● **WRITTEN EXERCISE**
Copy out the data exactly, leaving the pictures behind.

● **DATASET EXCERPT**
┌────────
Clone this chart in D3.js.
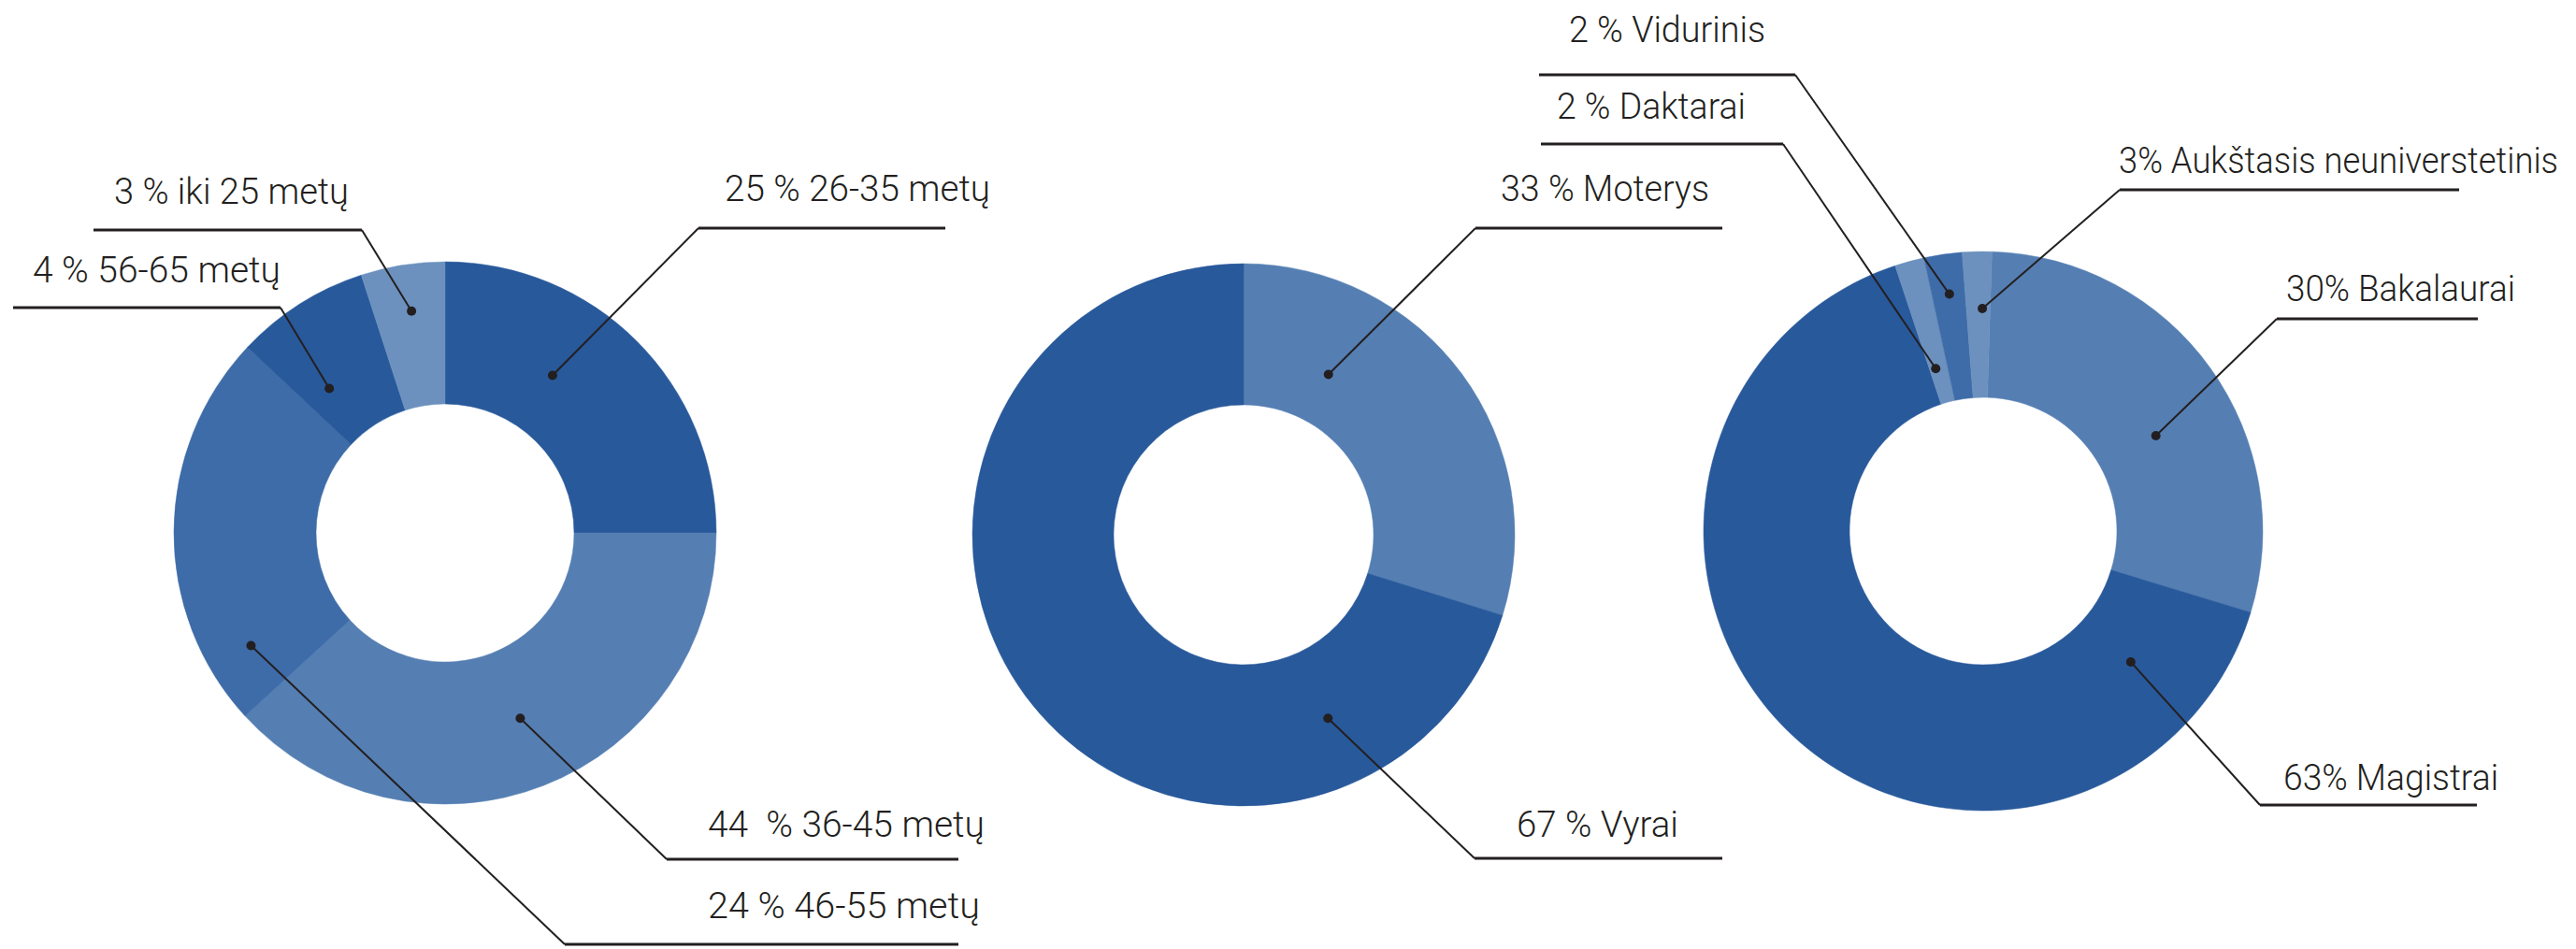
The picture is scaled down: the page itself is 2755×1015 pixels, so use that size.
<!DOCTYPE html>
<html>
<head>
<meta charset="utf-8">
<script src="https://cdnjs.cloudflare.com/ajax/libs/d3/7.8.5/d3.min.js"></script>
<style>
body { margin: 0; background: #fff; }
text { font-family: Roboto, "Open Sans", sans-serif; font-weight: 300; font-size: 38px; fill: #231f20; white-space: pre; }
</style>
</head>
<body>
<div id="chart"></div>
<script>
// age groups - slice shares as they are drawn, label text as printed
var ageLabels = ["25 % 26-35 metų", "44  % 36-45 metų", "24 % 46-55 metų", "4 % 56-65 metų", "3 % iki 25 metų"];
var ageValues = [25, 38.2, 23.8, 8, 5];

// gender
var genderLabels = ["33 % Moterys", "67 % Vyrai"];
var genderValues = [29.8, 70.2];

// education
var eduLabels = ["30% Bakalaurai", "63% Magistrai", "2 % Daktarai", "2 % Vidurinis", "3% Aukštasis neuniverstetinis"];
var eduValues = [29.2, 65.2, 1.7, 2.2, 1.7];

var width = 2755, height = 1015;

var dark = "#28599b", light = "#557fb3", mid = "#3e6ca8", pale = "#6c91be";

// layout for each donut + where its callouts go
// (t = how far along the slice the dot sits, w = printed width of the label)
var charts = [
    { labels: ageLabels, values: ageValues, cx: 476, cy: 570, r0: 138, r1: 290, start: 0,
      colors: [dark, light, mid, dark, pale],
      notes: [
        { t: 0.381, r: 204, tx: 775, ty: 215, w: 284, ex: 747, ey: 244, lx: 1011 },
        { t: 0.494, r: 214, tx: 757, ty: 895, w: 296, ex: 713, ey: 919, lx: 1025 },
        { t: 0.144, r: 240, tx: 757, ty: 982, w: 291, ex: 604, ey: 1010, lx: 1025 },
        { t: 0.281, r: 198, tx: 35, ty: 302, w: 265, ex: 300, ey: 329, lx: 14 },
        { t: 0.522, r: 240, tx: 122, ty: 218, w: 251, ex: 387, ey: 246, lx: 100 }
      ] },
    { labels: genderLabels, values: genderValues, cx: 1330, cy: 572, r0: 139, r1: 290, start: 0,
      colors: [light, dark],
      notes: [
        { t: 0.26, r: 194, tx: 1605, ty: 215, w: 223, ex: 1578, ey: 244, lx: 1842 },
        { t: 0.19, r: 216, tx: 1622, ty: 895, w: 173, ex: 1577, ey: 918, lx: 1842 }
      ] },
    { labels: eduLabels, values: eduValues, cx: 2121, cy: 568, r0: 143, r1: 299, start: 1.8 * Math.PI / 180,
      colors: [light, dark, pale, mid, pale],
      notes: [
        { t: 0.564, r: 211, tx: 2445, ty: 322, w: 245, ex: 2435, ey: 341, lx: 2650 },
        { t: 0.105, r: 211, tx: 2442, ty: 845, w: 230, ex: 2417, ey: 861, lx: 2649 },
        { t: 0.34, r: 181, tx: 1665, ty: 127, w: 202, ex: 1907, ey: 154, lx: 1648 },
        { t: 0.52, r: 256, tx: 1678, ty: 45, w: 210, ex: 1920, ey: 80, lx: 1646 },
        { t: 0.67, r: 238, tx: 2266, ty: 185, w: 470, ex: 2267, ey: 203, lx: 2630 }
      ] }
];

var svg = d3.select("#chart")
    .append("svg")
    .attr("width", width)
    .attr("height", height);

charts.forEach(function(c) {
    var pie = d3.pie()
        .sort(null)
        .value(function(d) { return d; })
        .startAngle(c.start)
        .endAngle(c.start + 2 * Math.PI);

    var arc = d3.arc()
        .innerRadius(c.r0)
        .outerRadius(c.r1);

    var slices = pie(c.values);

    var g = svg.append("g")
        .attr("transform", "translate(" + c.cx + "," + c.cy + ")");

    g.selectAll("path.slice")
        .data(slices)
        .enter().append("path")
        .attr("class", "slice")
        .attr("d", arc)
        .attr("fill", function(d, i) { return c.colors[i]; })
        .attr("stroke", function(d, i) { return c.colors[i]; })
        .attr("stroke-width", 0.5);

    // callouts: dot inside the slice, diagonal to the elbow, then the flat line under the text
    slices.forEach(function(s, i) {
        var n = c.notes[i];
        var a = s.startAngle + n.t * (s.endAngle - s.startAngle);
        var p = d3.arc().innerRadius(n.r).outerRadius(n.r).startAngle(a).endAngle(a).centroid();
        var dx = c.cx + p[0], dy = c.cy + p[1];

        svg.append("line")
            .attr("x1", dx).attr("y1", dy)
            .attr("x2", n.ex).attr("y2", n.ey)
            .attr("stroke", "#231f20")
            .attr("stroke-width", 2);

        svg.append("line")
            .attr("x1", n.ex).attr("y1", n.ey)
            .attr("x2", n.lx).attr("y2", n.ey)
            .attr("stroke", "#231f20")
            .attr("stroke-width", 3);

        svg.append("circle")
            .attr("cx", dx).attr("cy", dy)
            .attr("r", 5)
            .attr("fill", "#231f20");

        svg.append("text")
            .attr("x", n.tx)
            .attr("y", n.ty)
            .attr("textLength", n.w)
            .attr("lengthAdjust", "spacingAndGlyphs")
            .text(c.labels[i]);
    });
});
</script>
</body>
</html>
└────────
● **RESPONSE TO THIS TASK**
Clone this chart in D3.js.
The picture is scaled down: the page itself is 2755×1015 pixels, so use that size.
<!DOCTYPE html>
<html>
<head>
<meta charset="utf-8">
<script src="https://cdnjs.cloudflare.com/ajax/libs/d3/7.8.5/d3.min.js"></script>
<style>
body { margin: 0; background: #fff; }
text { font-family: Roboto, "Open Sans", sans-serif; font-weight: 300; font-size: 38px; fill: #231f20; white-space: pre; }
</style>
</head>
<body>
<div id="chart"></div>
<script>
// age groups - slice shares as they are drawn, label text as printed
var ageLabels = ["25 % 26-35 metų", "44  % 36-45 metų", "24 % 46-55 metų", "4 % 56-65 metų", "3 % iki 25 metų"];
var ageValues = [25, 38.2, 23.8, 8, 5];

// gender
var genderLabels = ["33 % Moterys", "67 % Vyrai"];
var genderValues = [29.8, 70.2];

// education
var eduLabels = ["30% Bakalaurai", "63% Magistrai", "2 % Daktarai", "2 % Vidurinis", "3% Aukštasis neuniverstetinis"];
var eduValues = [29.2, 65.2, 1.7, 2.2, 1.7];

var width = 2755, height = 1015;

var dark = "#28599b", light = "#557fb3", mid = "#3e6ca8", pale = "#6c91be";

// layout for each donut + where its callouts go
// (t = how far along the slice the dot sits, w = printed width of the label)
var charts = [
    { labels: ageLabels, values: ageValues, cx: 476, cy: 570, r0: 138, r1: 290, start: 0,
      colors: [dark, light, mid, dark, pale],
      notes: [
        { t: 0.381, r: 204, tx: 775, ty: 215, w: 284, ex: 747, ey: 244, lx: 1011 },
        { t: 0.494, r: 214, tx: 757, ty: 895, w: 296, ex: 713, ey: 919, lx: 1025 },
        { t: 0.144, r: 240, tx: 757, ty: 982, w: 291, ex: 604, ey: 1010, lx: 1025 },
        { t: 0.281, r: 198, tx: 35, ty: 302, w: 265, ex: 300, ey: 329, lx: 14 },
        { t: 0.522, r: 240, tx: 122, ty: 218, w: 251, ex: 387, ey: 246, lx: 100 }
      ] },
    { labels: genderLabels, values: genderValues, cx: 1330, cy: 572, r0: 139, r1: 290, start: 0,
      colors: [light, dark],
      notes: [
        { t: 0.26, r: 194, tx: 1605, ty: 215, w: 223, ex: 1578, ey: 244, lx: 1842 },
        { t: 0.19, r: 216, tx: 1622, ty: 895, w: 173, ex: 1577, ey: 918, lx: 1842 }
      ] },
    { labels: eduLabels, values: eduValues, cx: 2121, cy: 568, r0: 143, r1: 299, start: 1.8 * Math.PI / 180,
      colors: [light, dark, pale, mid, pale],
      notes: [
        { t: 0.564, r: 211, tx: 2445, ty: 322, w: 245, ex: 2435, ey: 341, lx: 2650 },
        { t: 0.105, r: 211, tx: 2442, ty: 845, w: 230, ex: 2417, ey: 861, lx: 2649 },
        { t: 0.34, r: 181, tx: 1665, ty: 127, w: 202, ex: 1907, ey: 154, lx: 1648 },
        { t: 0.52, r: 256, tx: 1678, ty: 45, w: 210, ex: 1920, ey: 80, lx: 1646 },
        { t: 0.67, r: 238, tx: 2266, ty: 185, w: 470, ex: 2267, ey: 203, lx: 2630 }
      ] }
];

var svg = d3.select("#chart")
    .append("svg")
    .attr("width", width)
    .attr("height", height);

charts.forEach(function(c) {
    var pie = d3.pie()
        .sort(null)
        .value(function(d) { return d; })
        .startAngle(c.start)
        .endAngle(c.start + 2 * Math.PI);

    var arc = d3.arc()
        .innerRadius(c.r0)
        .outerRadius(c.r1);

    var slices = pie(c.values);

    var g = svg.append("g")
        .attr("transform", "translate(" + c.cx + "," + c.cy + ")");

    g.selectAll("path.slice")
        .data(slices)
        .enter().append("path")
        .attr("class", "slice")
        .attr("d", arc)
        .attr("fill", function(d, i) { return c.colors[i]; })
        .attr("stroke", function(d, i) { return c.colors[i]; })
        .attr("stroke-width", 0.5);

    // callouts: dot inside the slice, diagonal to the elbow, then the flat line under the text
    slices.forEach(function(s, i) {
        var n = c.notes[i];
        var a = s.startAngle + n.t * (s.endAngle - s.startAngle);
        var p = d3.arc().innerRadius(n.r).outerRadius(n.r).startAngle(a).endAngle(a).centroid();
        var dx = c.cx + p[0], dy = c.cy + p[1];

        svg.append("line")
            .attr("x1", dx).attr("y1", dy)
            .attr("x2", n.ex).attr("y2", n.ey)
            .attr("stroke", "#231f20")
            .attr("stroke-width", 2);

        svg.append("line")
            .attr("x1", n.ex).attr("y1", n.ey)
            .attr("x2", n.lx).attr("y2", n.ey)
            .attr("stroke", "#231f20")
            .attr("stroke-width", 3);

        svg.append("circle")
            .attr("cx", dx).attr("cy", dy)
            .attr("r", 5)
            .attr("fill", "#231f20");

        svg.append("text")
            .attr("x", n.tx)
            .attr("y", n.ty)
            .attr("textLength", n.w)
            .attr("lengthAdjust", "spacingAndGlyphs")
            .text(c.labels[i]);
    });
});
</script>
</body>
</html>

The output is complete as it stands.